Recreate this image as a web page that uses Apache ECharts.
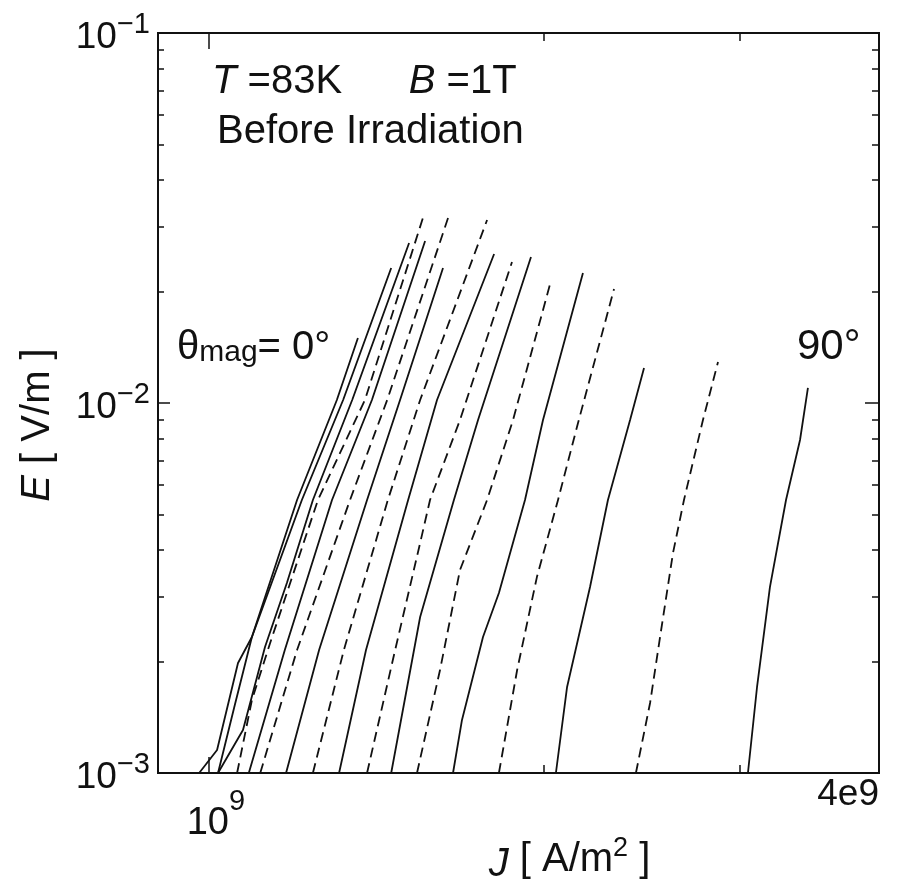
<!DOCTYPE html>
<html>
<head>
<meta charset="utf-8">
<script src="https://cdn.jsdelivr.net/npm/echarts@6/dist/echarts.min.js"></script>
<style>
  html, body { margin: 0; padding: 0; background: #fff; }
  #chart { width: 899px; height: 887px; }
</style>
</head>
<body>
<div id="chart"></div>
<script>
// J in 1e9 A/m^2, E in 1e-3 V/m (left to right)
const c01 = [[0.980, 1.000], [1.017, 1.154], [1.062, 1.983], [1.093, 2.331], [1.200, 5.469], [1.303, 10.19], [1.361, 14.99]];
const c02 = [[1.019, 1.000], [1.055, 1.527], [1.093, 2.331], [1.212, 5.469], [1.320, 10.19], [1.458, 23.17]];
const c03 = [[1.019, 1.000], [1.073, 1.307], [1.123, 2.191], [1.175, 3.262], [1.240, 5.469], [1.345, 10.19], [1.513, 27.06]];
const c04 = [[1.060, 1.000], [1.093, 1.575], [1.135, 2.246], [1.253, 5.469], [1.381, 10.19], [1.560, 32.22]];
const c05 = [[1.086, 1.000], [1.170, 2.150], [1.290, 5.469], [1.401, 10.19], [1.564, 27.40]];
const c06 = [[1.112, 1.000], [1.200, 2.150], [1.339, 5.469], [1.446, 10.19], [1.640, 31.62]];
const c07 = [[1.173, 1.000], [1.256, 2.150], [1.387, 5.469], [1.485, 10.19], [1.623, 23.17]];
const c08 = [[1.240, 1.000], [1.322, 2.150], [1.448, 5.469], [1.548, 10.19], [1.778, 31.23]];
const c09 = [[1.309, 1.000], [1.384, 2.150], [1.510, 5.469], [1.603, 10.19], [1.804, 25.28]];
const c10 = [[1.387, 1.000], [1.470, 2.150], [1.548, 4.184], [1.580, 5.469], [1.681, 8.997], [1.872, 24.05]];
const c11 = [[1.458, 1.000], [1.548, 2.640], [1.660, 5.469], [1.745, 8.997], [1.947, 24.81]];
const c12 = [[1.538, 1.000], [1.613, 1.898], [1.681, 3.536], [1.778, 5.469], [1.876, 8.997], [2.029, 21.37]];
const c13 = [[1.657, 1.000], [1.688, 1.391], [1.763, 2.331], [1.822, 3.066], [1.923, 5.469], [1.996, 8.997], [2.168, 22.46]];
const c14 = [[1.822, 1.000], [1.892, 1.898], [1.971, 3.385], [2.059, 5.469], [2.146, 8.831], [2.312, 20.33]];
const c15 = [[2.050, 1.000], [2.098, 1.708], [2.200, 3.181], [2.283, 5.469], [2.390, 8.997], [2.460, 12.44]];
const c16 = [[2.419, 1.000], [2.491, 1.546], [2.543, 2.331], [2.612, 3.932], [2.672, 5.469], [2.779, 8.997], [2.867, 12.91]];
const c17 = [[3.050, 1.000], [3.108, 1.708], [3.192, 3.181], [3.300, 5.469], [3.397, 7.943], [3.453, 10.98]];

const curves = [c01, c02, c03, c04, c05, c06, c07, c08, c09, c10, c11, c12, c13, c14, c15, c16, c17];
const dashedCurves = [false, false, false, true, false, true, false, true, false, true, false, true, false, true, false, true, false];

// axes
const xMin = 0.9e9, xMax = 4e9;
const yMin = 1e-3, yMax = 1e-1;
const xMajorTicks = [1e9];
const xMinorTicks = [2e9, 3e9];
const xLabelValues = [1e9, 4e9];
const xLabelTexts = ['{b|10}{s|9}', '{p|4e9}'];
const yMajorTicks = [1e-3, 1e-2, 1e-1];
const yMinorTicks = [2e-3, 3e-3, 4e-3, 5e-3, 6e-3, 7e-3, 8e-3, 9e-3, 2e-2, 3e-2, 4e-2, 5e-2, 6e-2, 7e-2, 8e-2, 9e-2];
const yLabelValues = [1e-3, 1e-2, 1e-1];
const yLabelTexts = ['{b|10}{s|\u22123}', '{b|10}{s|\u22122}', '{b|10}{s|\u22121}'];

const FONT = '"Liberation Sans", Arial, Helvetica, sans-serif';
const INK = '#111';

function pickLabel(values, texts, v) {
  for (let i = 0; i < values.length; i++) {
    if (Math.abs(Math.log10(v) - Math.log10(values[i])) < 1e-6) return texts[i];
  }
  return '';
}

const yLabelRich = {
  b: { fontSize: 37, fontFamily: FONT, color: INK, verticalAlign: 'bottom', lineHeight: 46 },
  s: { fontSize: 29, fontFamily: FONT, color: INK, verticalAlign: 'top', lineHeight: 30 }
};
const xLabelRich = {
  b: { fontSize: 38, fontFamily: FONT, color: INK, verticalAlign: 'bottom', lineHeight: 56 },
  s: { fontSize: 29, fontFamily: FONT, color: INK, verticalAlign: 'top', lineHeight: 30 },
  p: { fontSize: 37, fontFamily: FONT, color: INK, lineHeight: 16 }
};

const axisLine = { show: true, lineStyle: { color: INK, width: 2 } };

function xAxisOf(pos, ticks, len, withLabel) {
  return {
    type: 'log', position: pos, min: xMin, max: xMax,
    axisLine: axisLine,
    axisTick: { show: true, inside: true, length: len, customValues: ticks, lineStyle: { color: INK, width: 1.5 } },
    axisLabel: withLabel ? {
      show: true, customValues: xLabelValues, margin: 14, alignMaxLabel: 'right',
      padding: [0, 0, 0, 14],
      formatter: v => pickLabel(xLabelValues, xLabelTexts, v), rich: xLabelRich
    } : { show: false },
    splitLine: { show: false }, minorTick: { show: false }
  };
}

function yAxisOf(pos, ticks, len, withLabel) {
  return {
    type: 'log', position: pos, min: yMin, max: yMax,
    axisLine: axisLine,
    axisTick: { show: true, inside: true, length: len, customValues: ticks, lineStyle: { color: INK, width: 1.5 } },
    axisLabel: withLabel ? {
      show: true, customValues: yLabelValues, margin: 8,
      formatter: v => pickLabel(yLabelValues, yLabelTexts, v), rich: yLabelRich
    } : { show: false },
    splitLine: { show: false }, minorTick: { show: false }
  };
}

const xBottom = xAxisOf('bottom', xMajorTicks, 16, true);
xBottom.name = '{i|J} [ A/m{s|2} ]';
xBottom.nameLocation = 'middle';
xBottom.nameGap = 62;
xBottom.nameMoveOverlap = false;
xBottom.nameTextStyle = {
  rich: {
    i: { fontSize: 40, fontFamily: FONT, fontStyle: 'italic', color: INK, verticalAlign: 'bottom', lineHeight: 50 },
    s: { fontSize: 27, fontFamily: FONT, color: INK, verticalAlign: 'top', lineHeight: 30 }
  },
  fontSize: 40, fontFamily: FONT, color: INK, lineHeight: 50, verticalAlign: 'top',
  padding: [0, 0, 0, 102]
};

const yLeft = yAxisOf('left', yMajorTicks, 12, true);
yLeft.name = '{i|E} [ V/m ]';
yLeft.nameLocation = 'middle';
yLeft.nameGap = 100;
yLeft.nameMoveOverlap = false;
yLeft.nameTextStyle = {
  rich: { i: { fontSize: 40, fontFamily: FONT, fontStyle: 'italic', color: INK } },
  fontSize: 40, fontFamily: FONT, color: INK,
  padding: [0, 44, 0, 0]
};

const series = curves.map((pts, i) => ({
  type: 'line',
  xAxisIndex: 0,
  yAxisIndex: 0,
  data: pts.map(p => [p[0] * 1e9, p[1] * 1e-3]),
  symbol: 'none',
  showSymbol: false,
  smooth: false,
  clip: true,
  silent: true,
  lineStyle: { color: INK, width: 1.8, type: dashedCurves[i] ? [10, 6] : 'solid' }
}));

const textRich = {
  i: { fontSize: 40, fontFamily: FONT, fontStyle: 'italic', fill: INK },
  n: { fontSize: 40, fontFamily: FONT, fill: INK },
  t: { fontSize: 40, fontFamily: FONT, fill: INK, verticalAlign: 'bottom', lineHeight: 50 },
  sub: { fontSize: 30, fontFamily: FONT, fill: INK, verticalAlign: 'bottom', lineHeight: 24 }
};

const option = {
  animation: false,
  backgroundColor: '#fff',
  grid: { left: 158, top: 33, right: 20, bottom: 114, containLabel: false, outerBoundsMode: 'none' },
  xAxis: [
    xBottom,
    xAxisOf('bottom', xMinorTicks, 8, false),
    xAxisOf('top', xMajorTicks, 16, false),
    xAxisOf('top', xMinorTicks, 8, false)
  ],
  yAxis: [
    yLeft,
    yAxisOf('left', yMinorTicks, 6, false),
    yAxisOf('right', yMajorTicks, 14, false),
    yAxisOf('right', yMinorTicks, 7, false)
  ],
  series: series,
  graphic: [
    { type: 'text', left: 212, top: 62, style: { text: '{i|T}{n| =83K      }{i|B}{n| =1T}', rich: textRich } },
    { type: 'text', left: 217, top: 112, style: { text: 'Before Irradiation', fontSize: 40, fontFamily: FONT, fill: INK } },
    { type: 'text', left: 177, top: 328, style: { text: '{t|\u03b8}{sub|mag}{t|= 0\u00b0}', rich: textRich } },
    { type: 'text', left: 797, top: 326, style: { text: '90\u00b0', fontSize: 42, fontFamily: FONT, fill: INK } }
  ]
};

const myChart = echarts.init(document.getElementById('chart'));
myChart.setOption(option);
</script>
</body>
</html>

## Aim
Repeat only the lines from the beginning of the material through the line containing "7.943], [3.453, 10.98]];", both ends kept, leaving pictures out.

## Response to the exercise
Recreate this image as a web page that uses Apache ECharts.
<!DOCTYPE html>
<html>
<head>
<meta charset="utf-8">
<script src="https://cdn.jsdelivr.net/npm/echarts@6/dist/echarts.min.js"></script>
<style>
  html, body { margin: 0; padding: 0; background: #fff; }
  #chart { width: 899px; height: 887px; }
</style>
</head>
<body>
<div id="chart"></div>
<script>
// J in 1e9 A/m^2, E in 1e-3 V/m (left to right)
const c01 = [[0.980, 1.000], [1.017, 1.154], [1.062, 1.983], [1.093, 2.331], [1.200, 5.469], [1.303, 10.19], [1.361, 14.99]];
const c02 = [[1.019, 1.000], [1.055, 1.527], [1.093, 2.331], [1.212, 5.469], [1.320, 10.19], [1.458, 23.17]];
const c03 = [[1.019, 1.000], [1.073, 1.307], [1.123, 2.191], [1.175, 3.262], [1.240, 5.469], [1.345, 10.19], [1.513, 27.06]];
const c04 = [[1.060, 1.000], [1.093, 1.575], [1.135, 2.246], [1.253, 5.469], [1.381, 10.19], [1.560, 32.22]];
const c05 = [[1.086, 1.000], [1.170, 2.150], [1.290, 5.469], [1.401, 10.19], [1.564, 27.40]];
const c06 = [[1.112, 1.000], [1.200, 2.150], [1.339, 5.469], [1.446, 10.19], [1.640, 31.62]];
const c07 = [[1.173, 1.000], [1.256, 2.150], [1.387, 5.469], [1.485, 10.19], [1.623, 23.17]];
const c08 = [[1.240, 1.000], [1.322, 2.150], [1.448, 5.469], [1.548, 10.19], [1.778, 31.23]];
const c09 = [[1.309, 1.000], [1.384, 2.150], [1.510, 5.469], [1.603, 10.19], [1.804, 25.28]];
const c10 = [[1.387, 1.000], [1.470, 2.150], [1.548, 4.184], [1.580, 5.469], [1.681, 8.997], [1.872, 24.05]];
const c11 = [[1.458, 1.000], [1.548, 2.640], [1.660, 5.469], [1.745, 8.997], [1.947, 24.81]];
const c12 = [[1.538, 1.000], [1.613, 1.898], [1.681, 3.536], [1.778, 5.469], [1.876, 8.997], [2.029, 21.37]];
const c13 = [[1.657, 1.000], [1.688, 1.391], [1.763, 2.331], [1.822, 3.066], [1.923, 5.469], [1.996, 8.997], [2.168, 22.46]];
const c14 = [[1.822, 1.000], [1.892, 1.898], [1.971, 3.385], [2.059, 5.469], [2.146, 8.831], [2.312, 20.33]];
const c15 = [[2.050, 1.000], [2.098, 1.708], [2.200, 3.181], [2.283, 5.469], [2.390, 8.997], [2.460, 12.44]];
const c16 = [[2.419, 1.000], [2.491, 1.546], [2.543, 2.331], [2.612, 3.932], [2.672, 5.469], [2.779, 8.997], [2.867, 12.91]];
const c17 = [[3.050, 1.000], [3.108, 1.708], [3.192, 3.181], [3.300, 5.469], [3.397, 7.943], [3.453, 10.98]];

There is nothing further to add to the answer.